Nov 15

Joan Baez: “I Am a Noise”–Anxiety, Trauma/Dissociation

As Kenneth Womack, Salon, has stated, the new documentary Joan Baez: I Am a Noise is “…one of the most intimate and revealing documentaries of its kind. In one sense, it chronicles Baez’s preparations for her final tour; yet at the same time, the film underscores the singer-songwriter’s lifelong search for the truth about the overarching depression that has marked her life.”

But depression is just one aspect of her mental health issues. Her anxiety and panic attacks began in childhood, leading to therapy in her teens. These conditions, moreover, continued to plague her throughout her career.

And that’s not all. Peter Bradshaw, The Guardian: “(T)his intimate and painful documentary… brings us to the brink of a terribly traumatic revelation that it can’t quite bear to spell out.” We get just enough, though, to understand that she has disturbing childhood memories–“though she says she cannot recall definitively whether her father sexually abused her” (Deadline).

What Baez can be clearer about, though, are her experiences of dissociation. Matthew Carey, Deadline: “For the first time, Baez speaks in detail about experiencing multiple personalities, among them someone she describes as ‘Diamond Joan.’ The condition, known clinically as dissociative identity disorder, typically results from long-term trauma in childhood featuring abuse or neglect.”

The following are revealing quotes from recent interviews conducted with Joan Baez.

I. Scott Simon, NPR

“And my sister Mimi just called one day and said, you know, I think something terrible happened in our childhood. Do you want to look into it the way I will in therapy? And eventually I said yes. And we both discovered some very deep trauma from childhood. And we were – our bodies and brains were reacting to that our whole lives without our knowing it because it was all unconscious, subconscious.”

“And I believe with all my heart that he and my mom have no memory of it at all. The mind is an extraordinary thing to have blocking something out if you really don’t want to deal with it. I mean, I had blocked it out for 50 years. And then the journey was really quite something.”

II. Walter Scott, Parade

Regarding her dissociation, or DID: “[Mine] was many splits and each one had a reason for being there—each little entity that’s born is there for a reason—when I was trying to grow up. By recognizing these little entities and then nurturing them, that nurtured a part of me that needed that. I loved all the little people in there and they’ve held me together and taught me a lot.”

Regarding her son, musician Gabriel Harris, age 53: “That’s where this terrible sadness comes in that I wasn’t there for him. I didn’t realize the extent of it until I saw the film and I hear him talking. I salute him for being honest and loving and caring but saying what his truth was about growing up with a mom who basically wasn’t there.

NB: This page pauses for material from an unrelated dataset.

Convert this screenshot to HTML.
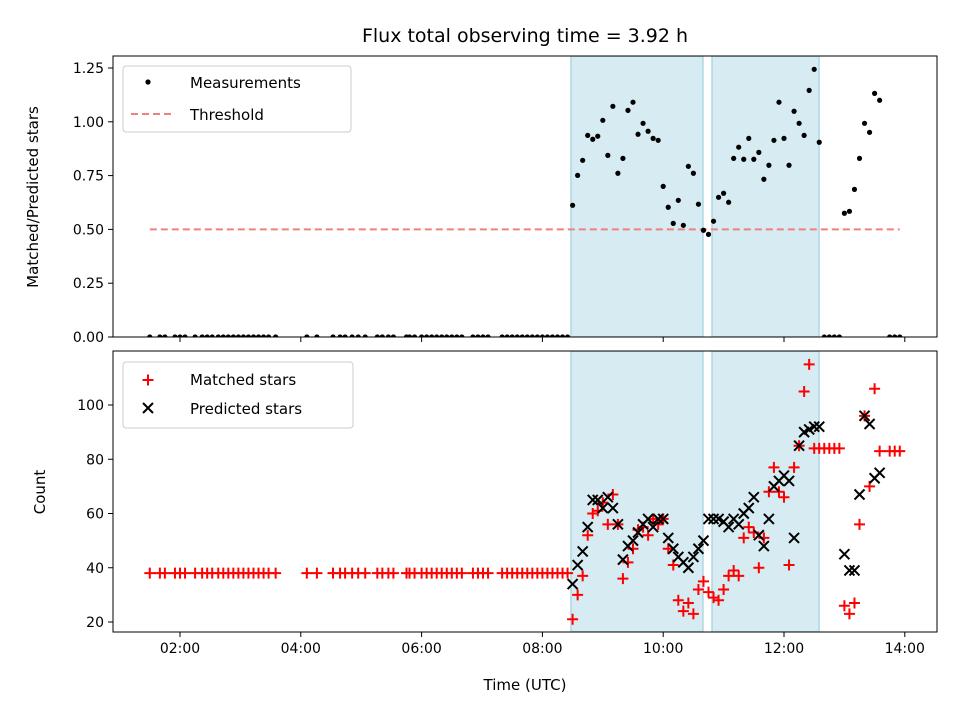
<!DOCTYPE html>
<html><head><meta charset="utf-8">
<style>body{margin:0;background:#fff}svg{display:block;font-family:"DejaVu Sans","Liberation Sans",sans-serif}</style>
</head><body>
<svg id="c" width="960" height="720" viewBox="0 0 960 720" xmlns="http://www.w3.org/2000/svg"></svg>
<script>
// ---- data (times in minutes since 00:00 UTC) ----
const zeroTimes = [90,100,105,115,120,125,135,142,147,152,158,163,168,173,178,183,188,193,198,203,208,215,246,256,272,279,284,291,297,304,316,321,327,332,345,348,353,360,365,370,375,380,385,390,395,400,411,416,421,426,440,445,450,455,460,465,470,475,480,485,490,495,500,505];
const zeroMatched = 38;
const activeStart = 510;
const activeStep = 5;
const ratioActive = [0.612,0.751,0.821,0.937,0.919,0.933,1.007,0.844,1.072,0.761,0.830,1.053,1.091,0.942,0.993,0.956,0.923,0.914,0.700,0.603,0.528,0.635,0.519,0.793,0.761,0.617,0.496,0.477,0.538,0.649,0.668,0.626,0.830,0.882,0.826,0.923,0.826,0.858,0.733,0.798,0.914,1.091,0.923,0.798,1.049,0.993,0.937,1.146,1.244,0.905];
const matchedActive = [21,30,37,52,60,61,64,56,67,56,36,42,47,54,55,52,58,56,58,47,41,28,24,27,23,32,35,31,29,28,32,37,39,37,51,55,53,40,51,68,77,68,66,41,77,85,105,115,84,84];
const predictedActive = [34,41,46,55,65,65,62,66,62,56,43,48,50,53,56,58,55,58,58,51,47,44,42,40,44,47,50,58,58,58,57,55,58,56,60,62,66,52,48,58,70,72,74,72,51,85,90,91,92,92];
const gapTimes = [760,765,770,775];
const gapMatched = [84,84,84,84];
const lateStart = 780;
const ratioLate = [0.575,0.584,0.686,0.830,0.993,0.951,1.132,1.100];
const matchedLate = [26,23,27,56,96,70,106,83];
const predictedLate = [45,39,39,67,96,93,73,75];
const endTimes = [825,830,835];
const endMatched = [83,83,83];
const spanStarts = [508.4,648.5];
const spanEnds = [639.5,754.8];
const threshold = 0.5;
const xTicks = [120,240,360,480,600,720,840];
const xTickLabels = ["02:00","04:00","06:00","08:00","10:00","12:00","14:00"];
const topTicks = [0,0.25,0.5,0.75,1.0,1.25];
const topTickLabels = ["0.00","0.25","0.50","0.75","1.00","1.25"];
const botTicks = [20,40,60,80,100];
const botTickLabels = ["20","40","60","80","100"];

// ---- scales ----
const L=113,R=937,T1=56,B1=337,T2=351,B2=632;
const X = m => 180 + (m-120)*60.4/60;
const Y1 = v => 337 - v*215.2;
const Y2 = c => 622 - (c-20)*2.7125;
const NS="http://www.w3.org/2000/svg";
const svg=document.getElementById('c');
function el(tag,attrs,parent){const e=document.createElementNS(NS,tag);for(const k in attrs)e.setAttribute(k,attrs[k]);(parent||svg).appendChild(e);return e;}

// assemble series
const ratioT=[],ratioV=[],mT=[],mV=[],pT=[],pV=[];
zeroTimes.forEach(t=>{ratioT.push(t);ratioV.push(0);mT.push(t);mV.push(zeroMatched);});
ratioActive.forEach((v,i)=>{const t=activeStart+i*activeStep;ratioT.push(t);ratioV.push(v);mT.push(t);mV.push(matchedActive[i]);pT.push(t);pV.push(predictedActive[i]);});
gapTimes.forEach((t,i)=>{ratioT.push(t);ratioV.push(0);mT.push(t);mV.push(gapMatched[i]);});
ratioLate.forEach((v,i)=>{const t=lateStart+i*activeStep;ratioT.push(t);ratioV.push(v);mT.push(t);mV.push(matchedLate[i]);pT.push(t);pV.push(predictedLate[i]);});
endTimes.forEach((t,i)=>{ratioT.push(t);ratioV.push(0);mT.push(t);mV.push(endMatched[i]);});
const tMin=Math.min(...ratioT),tMax=Math.max(...ratioT);

// clip paths
const defs=el('defs',{});
const c1=el('clipPath',{id:'clip1'},defs);el('rect',{x:L,y:T1,width:R-L,height:B1-T1},c1);
const c2=el('clipPath',{id:'clip2'},defs);el('rect',{x:L,y:T2,width:R-L,height:B2-T2},c2);

// title
let t=el('text',{x:525,y:42,'text-anchor':'middle','font-size':'19'});t.textContent='Flux total observing time = 3.92 h';



function panel(top,bot,clip,yscale,ticks,labels,name){
  const g=el('g',{'clip-path':'url(#'+clip+')'});
  
  
  spanStarts.forEach((s,i)=>{
    const r=el('rect',{x:X(s),y:top,width:X(spanEnds[i])-X(s),height:bot-top,fill:'#add8e6','fill-opacity':0.5,stroke:'#add8e6','stroke-width':1.5},g);
    
    
  });
  // ticks
  ticks.forEach((v,i)=>{const y=yscale(v);el('line',{x1:L-5,x2:L,y1:y,y2:y,stroke:'#000','stroke-width':1});
    const tx=el('text',{x:L-9,y:y+5,'text-anchor':'end','font-size':'14'});tx.textContent=labels[i];
    
    });
  xTicks.forEach(m=>{const x=X(m);el('line',{x1:x,x2:x,y1:bot,y2:bot+5,stroke:'#000','stroke-width':1});});
  return g;
}
const g1=panel(T1,B1,'clip1',Y1,topTicks,topTickLabels,'ratio');
const g2=panel(T2,B2,'clip2',Y2,botTicks,botTickLabels,'count');

// threshold
const th=el('line',{x1:X(tMin),x2:X(tMax),y1:Y1(threshold),y2:Y1(threshold),stroke:'#f08080','stroke-width':2,'stroke-dasharray':'7,4'},g1);


// measurements
ratioT.forEach((tm,i)=>{const c=el('circle',{cx:X(tm),cy:Y1(ratioV[i]),r:2.6,fill:'#000'},g1);
  
  });
// matched +
mT.forEach((tm,i)=>{const x=X(tm),y=Y2(mV[i]);const p=el('path',{d:`M${x-5.5},${y}H${x+5.5}M${x},${y-5.5}V${y+5.5}`,stroke:'#f00','stroke-width':2},g2);
  
  });
// predicted x
pT.forEach((tm,i)=>{const x=X(tm),y=Y2(pV[i]);const p=el('path',{d:`M${x-5},${y-5}L${x+5},${y+5}M${x-5},${y+5}L${x+5},${y-5}`,stroke:'#000','stroke-width':2},g2);
  
  });

// frames
[[T1,B1,'top-axes-frame'],[T2,B2,'bottom-axes-frame']].forEach(([a,b,n])=>{const r=el('rect',{x:L,y:a,width:R-L,height:b-a,fill:'none',stroke:'#000','stroke-width':1});
  
  });
// x tick labels
xTicks.forEach((m,i)=>{const tx=el('text',{x:X(m),y:B2+21,'text-anchor':'middle','font-size':'14'});tx.textContent=xTickLabels[i];
  
  });
// axis titles
let a=el('text',{x:525,y:690,'text-anchor':'middle','font-size':'15'});a.textContent='Time (UTC)';


a=el('text',{x:0,y:0,'text-anchor':'middle','font-size':'15',transform:'translate(38,197) rotate(-90)'});a.textContent='Matched/Predicted stars';


a=el('text',{x:0,y:0,'text-anchor':'middle','font-size':'15',transform:'translate(45,492) rotate(-90)'});a.textContent='Count';



// legends
function legend(y0,w,name){const g=el('g',{});
  el('rect',{x:123,y:y0,width:w,height:66,rx:3,fill:'#fff','fill-opacity':0.85,stroke:'#ccc'},g);return g;}
let lg=legend(66,228,'top-legend');
el('circle',{cx:148,cy:82,r:2.6,fill:'#000'},lg);
let lt=el('text',{x:190,y:88,'font-size':'15'},lg);lt.textContent='Measurements';


el('line',{x1:131,x2:173,y1:114,y2:114,stroke:'#f08080','stroke-width':2,'stroke-dasharray':'7,4'},lg);
lt=el('text',{x:190,y:120,'font-size':'15'},lg);lt.textContent='Threshold';


lg=legend(362,230,'bottom-legend');
el('path',{d:'M142.5,380H153.5M148,374.5V385.5',stroke:'#f00','stroke-width':2},lg);
lt=el('text',{x:190,y:385,'font-size':'15'},lg);lt.textContent='Matched stars';


el('path',{d:'M143,403L153,413M143,413L153,403',stroke:'#000','stroke-width':2},lg);
lt=el('text',{x:190,y:414,'font-size':'15'},lg);lt.textContent='Predicted stars';


</script>
</body></html>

A lot of times I was there, but I wasn’t there.”

III. Bobbi Dempsey, AARP  

“First of all, I don’t think the ending in the film really, really shows the amount of peace that I came to. I’m not sure why. But all of that came through deep therapy. I put off deep therapy for half a lifetime. And clearly figured out why: It was too scary to deal with. But no, I don’t have those demons now. Occasionally there’s a little pop-up, but basically, no. Therapy is hard work and it’s a lot of emotional excavation.”

“If somebody [asked] what am I proudest of, I would say getting through that tunnel. It was pretty dark when I entered it, and I entered it on faith. And then by the end I was really back in the light — or in the light, in a way, for the first time.”